Leiberg came to the United States in 1868 and settled near Lake Coeur d"Alene, Idaho. He spent the first part of his career as an explorer and plant collector for various flora projects mainly in Idaho, Washington, Oregon, and Nevada. Later he worked with the United States Geological Survey.
He supplied specimens to the New York Botanical Garden and in 1892 he spent the winter in Hamilton, Montana.
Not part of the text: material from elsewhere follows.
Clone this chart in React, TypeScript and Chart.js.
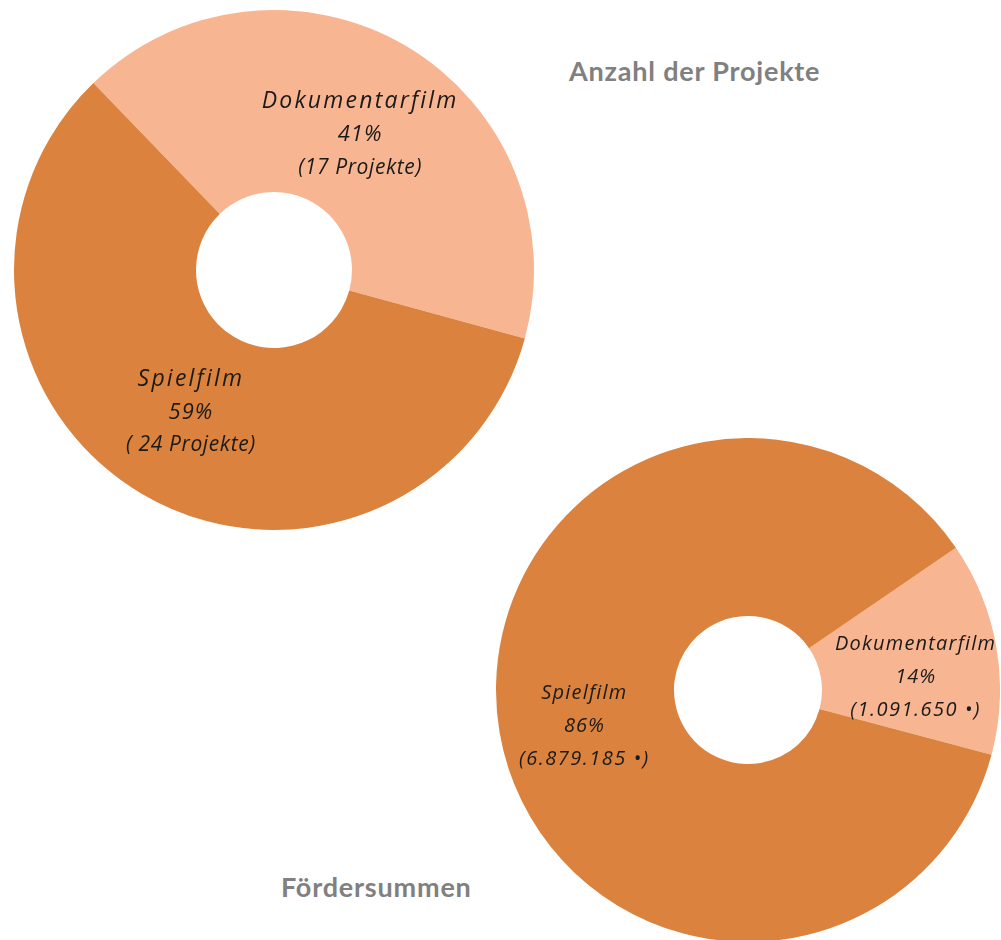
import React, { useEffect, useRef } from "react";
import { Chart, registerables } from "chart.js";

Chart.register(...registerables);

const categories = ["Dokumentarfilm", "Spielfilm"];
const projectCounts = [17, 24];
const projectPercents = ["41%", "59%"];
const projectNotes = ["(17 Projekte)", "( 24 Projekte)"];
const fundingSums = [1091650, 6879185];
const fundingPercents = ["14%", "86%"];
const fundingNotes = ["(1.091.650 •)", "(6.879.185 •)"];
const sliceColors = ["#F8B591", "#DB833E"];
const titles = ["Anzahl der Projekte", "Fördersummen"];

type LabelCfg = {
  lines: string[][];
  fonts: string[];
  spacings: string[];
  lineH: number;
  dx: number[];
  dy: number[];
};

const labelPlugin = {
  id: "sliceLabels",
  afterDatasetsDraw(chart: any) {
    const cfg: LabelCfg = chart.options.plugins.sliceLabels;
    if (!cfg) return;
    const ctx = chart.ctx;
    const meta = chart.getDatasetMeta(0);
    meta.data.forEach((arc: any, i: number) => {
      const p = arc.tooltipPosition();
      const x = p.x + cfg.dx[i];
      const y = p.y + cfg.dy[i];
      ctx.save();
      ctx.fillStyle = "#1a1a1a";
      ctx.textAlign = "center";
      ctx.textBaseline = "middle";
      cfg.lines[i].forEach((t, k) => {
        ctx.font = cfg.fonts[k];
        (ctx as any).letterSpacing = cfg.spacings[k];
        ctx.fillText(t, x, y + (k - 1) * cfg.lineH);
      });
      ctx.restore();
    });
  },
};

function Donut(props: {
  values: number[];
  rotation: number;
  cutout: number;
  size: number;
  left: number;
  top: number;
  labels: LabelCfg;
}) {
  const ref = useRef<HTMLCanvasElement>(null);
  useEffect(() => {
    const chart = new Chart(ref.current!, {
      type: "doughnut",
      data: {
        labels: categories,
        datasets: [
          {
            data: props.values,
            backgroundColor: sliceColors,
            borderWidth: 0,
          },
        ],
      },
      options: {
        responsive: false,
        animation: false,
        rotation: props.rotation,
        cutout: props.cutout,
        layout: { padding: 0 },
        plugins: {
          legend: { display: false },
          tooltip: { enabled: false },
          sliceLabels: props.labels,
        } as any,
      },
      plugins: [labelPlugin],
    });
    return () => chart.destroy();
  }, []);
  return (
    <canvas
      ref={ref}
      width={props.size}
      height={props.size}
      style={{ position: "absolute", left: props.left, top: props.top, width: props.size, height: props.size }}
    />
  );
}

const titleStyle: React.CSSProperties = {
  position: "absolute",
  fontFamily: "Lato, 'Open Sans', sans-serif",
  fontWeight: 700,
  fontSize: 27,
  letterSpacing: "0.8px",
  color: "#808080",
  whiteSpace: "nowrap",
  lineHeight: "30px",
};

export default function App() {
  return (
    <div
      style={{
        position: "fixed",
        left: 0,
        top: 0,
        width: 1001,
        height: 940,
        overflow: "hidden",
        background: "#fff",
      }}
    >
      <Donut
        values={projectCounts}
        rotation={-44}
        cutout={78}
        size={520}
        left={14}
        top={10}
        labels={{
          lines: categories.map((c, i) => [c, projectPercents[i], projectNotes[i]]),
          fonts: ["italic 23px 'Open Sans'", "italic 22px 'Open Sans'", "italic 21px 'Open Sans'"],
          spacings: ["2.2px", "1px", "0.6px"],
          lineH: 33,
          dx: [0, 3],
          dy: [10, -3],
        }}
      />
      <Donut
        values={fundingSums}
        rotation={55.6}
        cutout={74}
        size={504}
        left={496}
        top={438}
        labels={{
          lines: categories.map((c, i) => [c, fundingPercents[i], fundingNotes[i]]),
          fonts: ["italic 20px 'Open Sans'", "italic 20px 'Open Sans'", "italic 20px 'Open Sans'"],
          spacings: ["1.2px", "1px", "1.5px"],
          lineH: 33,
          dx: [7, -3],
          dy: [15, 9],
        }}
      />
      <div style={{ ...titleStyle, left: 569, top: 56 }}>{titles[0]}</div>
      <div style={{ ...titleStyle, left: 281, top: 872 }}>{titles[1]}</div>
    </div>
  );
}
He worked as a field botanist for Frederic Coville, curator of the United States National Herbarium and in 1897 he was transferred to the United States Geological Survey and assigned to examine the area of the 6,480 square miles (16,800 km2) Bitterroot Forest Reserve which later became National Forests in Montana and Idaho. (The reserves had been expanded by President Grover Cleveland by his February 22, 1897 proclamation) He surveyed the Bitterroot reserve in 1897 and 1898 and wrote the 19th and 20th annual reports for the United States Geological Survey describing the topography, trees and mapping locations in an area previously relatively undocumented.
From 1900 to 1904 he published descriptions of several other western forest reserves. He spent a short time in the Philippines, a United States protectorate, where he was a forest inspector for the Insular Forest Service.
He left government service in 1906 and briefly settled on a farm in Eugene, Oregon.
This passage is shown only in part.